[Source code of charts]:
[START]

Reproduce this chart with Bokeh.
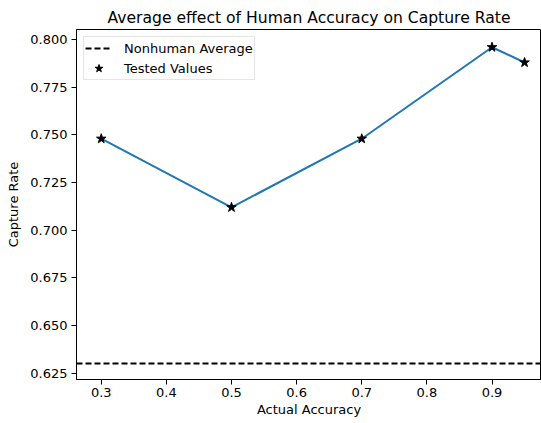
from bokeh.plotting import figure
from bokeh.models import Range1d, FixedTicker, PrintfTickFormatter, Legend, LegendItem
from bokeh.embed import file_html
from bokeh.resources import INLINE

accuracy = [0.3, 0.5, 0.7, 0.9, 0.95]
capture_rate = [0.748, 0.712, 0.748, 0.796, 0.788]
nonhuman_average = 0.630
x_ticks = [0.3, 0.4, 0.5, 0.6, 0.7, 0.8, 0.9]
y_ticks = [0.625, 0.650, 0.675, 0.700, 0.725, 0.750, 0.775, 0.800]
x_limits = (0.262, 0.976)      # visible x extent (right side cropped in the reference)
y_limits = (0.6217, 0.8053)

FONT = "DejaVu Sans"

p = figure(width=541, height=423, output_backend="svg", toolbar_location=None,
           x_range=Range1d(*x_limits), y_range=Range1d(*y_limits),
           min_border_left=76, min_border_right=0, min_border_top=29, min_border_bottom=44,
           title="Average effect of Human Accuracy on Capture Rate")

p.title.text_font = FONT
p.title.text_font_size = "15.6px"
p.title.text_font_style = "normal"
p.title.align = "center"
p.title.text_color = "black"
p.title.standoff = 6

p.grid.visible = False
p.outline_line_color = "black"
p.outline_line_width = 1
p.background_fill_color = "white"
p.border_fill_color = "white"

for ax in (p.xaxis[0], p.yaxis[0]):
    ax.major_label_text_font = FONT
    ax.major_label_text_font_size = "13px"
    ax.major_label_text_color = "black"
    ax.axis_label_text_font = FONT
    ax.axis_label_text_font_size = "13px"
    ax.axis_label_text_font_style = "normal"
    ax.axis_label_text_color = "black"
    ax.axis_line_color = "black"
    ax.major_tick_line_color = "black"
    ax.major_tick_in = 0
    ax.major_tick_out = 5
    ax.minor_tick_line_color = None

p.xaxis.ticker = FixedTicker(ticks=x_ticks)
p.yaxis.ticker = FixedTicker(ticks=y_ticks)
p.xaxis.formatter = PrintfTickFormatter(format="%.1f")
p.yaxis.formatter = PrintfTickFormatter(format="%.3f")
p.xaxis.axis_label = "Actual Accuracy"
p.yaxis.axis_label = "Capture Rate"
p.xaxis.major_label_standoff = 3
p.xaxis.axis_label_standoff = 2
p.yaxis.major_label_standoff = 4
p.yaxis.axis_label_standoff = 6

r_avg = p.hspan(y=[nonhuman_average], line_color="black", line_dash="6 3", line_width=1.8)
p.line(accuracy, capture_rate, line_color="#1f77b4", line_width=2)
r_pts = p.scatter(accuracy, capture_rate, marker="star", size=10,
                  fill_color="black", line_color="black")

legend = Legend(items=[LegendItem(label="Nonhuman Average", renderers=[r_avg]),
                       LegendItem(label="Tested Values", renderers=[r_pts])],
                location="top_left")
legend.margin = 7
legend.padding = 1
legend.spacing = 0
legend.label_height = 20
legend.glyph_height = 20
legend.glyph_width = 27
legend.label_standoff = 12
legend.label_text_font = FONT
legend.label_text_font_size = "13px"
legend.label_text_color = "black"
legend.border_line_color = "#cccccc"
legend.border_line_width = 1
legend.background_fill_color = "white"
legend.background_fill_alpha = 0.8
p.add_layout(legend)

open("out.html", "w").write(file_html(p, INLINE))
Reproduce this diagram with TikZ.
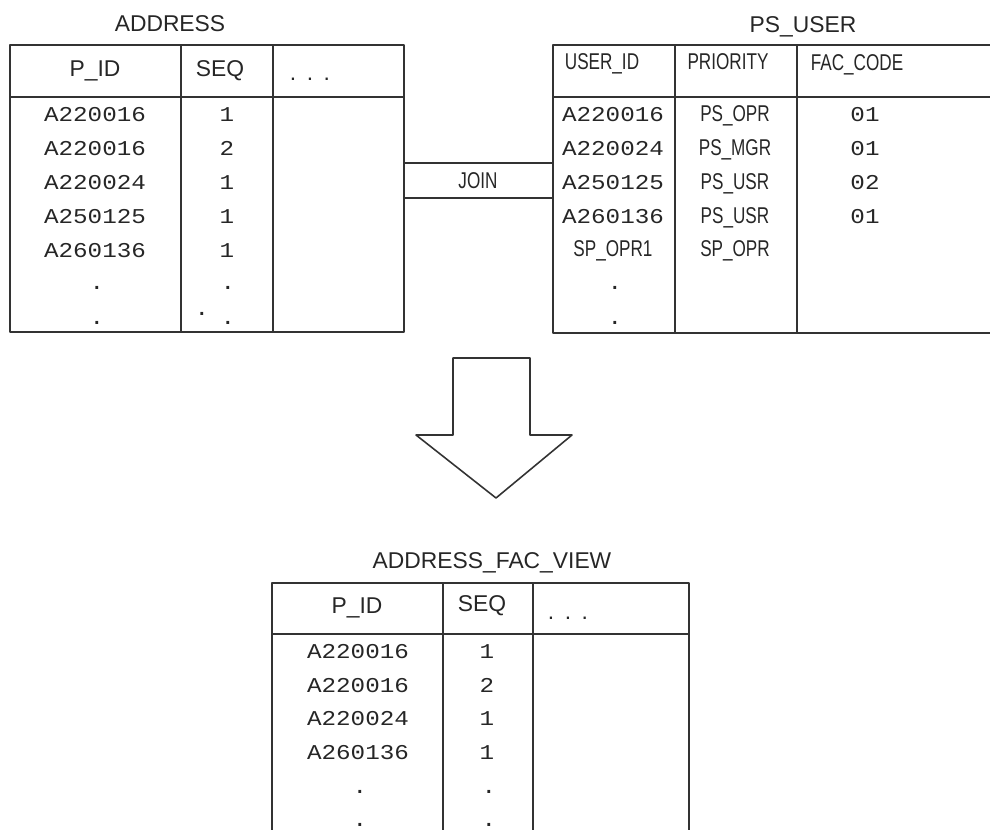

[END]

[JOB]: From the listing above, print every entry precisely and drop the pictures.

[OUTPUT FOR THIS TASK]:
Reproduce this chart with Bokeh.
from bokeh.plotting import figure
from bokeh.models import Range1d, FixedTicker, PrintfTickFormatter, Legend, LegendItem
from bokeh.embed import file_html
from bokeh.resources import INLINE

accuracy = [0.3, 0.5, 0.7, 0.9, 0.95]
capture_rate = [0.748, 0.712, 0.748, 0.796, 0.788]
nonhuman_average = 0.630
x_ticks = [0.3, 0.4, 0.5, 0.6, 0.7, 0.8, 0.9]
y_ticks = [0.625, 0.650, 0.675, 0.700, 0.725, 0.750, 0.775, 0.800]
x_limits = (0.262, 0.976)      # visible x extent (right side cropped in the reference)
y_limits = (0.6217, 0.8053)

FONT = "DejaVu Sans"

p = figure(width=541, height=423, output_backend="svg", toolbar_location=None,
           x_range=Range1d(*x_limits), y_range=Range1d(*y_limits),
           min_border_left=76, min_border_right=0, min_border_top=29, min_border_bottom=44,
           title="Average effect of Human Accuracy on Capture Rate")

p.title.text_font = FONT
p.title.text_font_size = "15.6px"
p.title.text_font_style = "normal"
p.title.align = "center"
p.title.text_color = "black"
p.title.standoff = 6

p.grid.visible = False
p.outline_line_color = "black"
p.outline_line_width = 1
p.background_fill_color = "white"
p.border_fill_color = "white"

for ax in (p.xaxis[0], p.yaxis[0]):
    ax.major_label_text_font = FONT
    ax.major_label_text_font_size = "13px"
    ax.major_label_text_color = "black"
    ax.axis_label_text_font = FONT
    ax.axis_label_text_font_size = "13px"
    ax.axis_label_text_font_style = "normal"
    ax.axis_label_text_color = "black"
    ax.axis_line_color = "black"
    ax.major_tick_line_color = "black"
    ax.major_tick_in = 0
    ax.major_tick_out = 5
    ax.minor_tick_line_color = None

p.xaxis.ticker = FixedTicker(ticks=x_ticks)
p.yaxis.ticker = FixedTicker(ticks=y_ticks)
p.xaxis.formatter = PrintfTickFormatter(format="%.1f")
p.yaxis.formatter = PrintfTickFormatter(format="%.3f")
p.xaxis.axis_label = "Actual Accuracy"
p.yaxis.axis_label = "Capture Rate"
p.xaxis.major_label_standoff = 3
p.xaxis.axis_label_standoff = 2
p.yaxis.major_label_standoff = 4
p.yaxis.axis_label_standoff = 6

r_avg = p.hspan(y=[nonhuman_average], line_color="black", line_dash="6 3", line_width=1.8)
p.line(accuracy, capture_rate, line_color="#1f77b4", line_width=2)
r_pts = p.scatter(accuracy, capture_rate, marker="star", size=10,
                  fill_color="black", line_color="black")

legend = Legend(items=[LegendItem(label="Nonhuman Average", renderers=[r_avg]),
                       LegendItem(label="Tested Values", renderers=[r_pts])],
                location="top_left")
legend.margin = 7
legend.padding = 1
legend.spacing = 0
legend.label_height = 20
legend.glyph_height = 20
legend.glyph_width = 27
legend.label_standoff = 12
legend.label_text_font = FONT
legend.label_text_font_size = "13px"
legend.label_text_color = "black"
legend.border_line_color = "#cccccc"
legend.border_line_width = 1
legend.background_fill_color = "white"
legend.background_fill_alpha = 0.8
p.add_layout(legend)

open("out.html", "w").write(file_html(p, INLINE))
Reproduce this diagram with TikZ.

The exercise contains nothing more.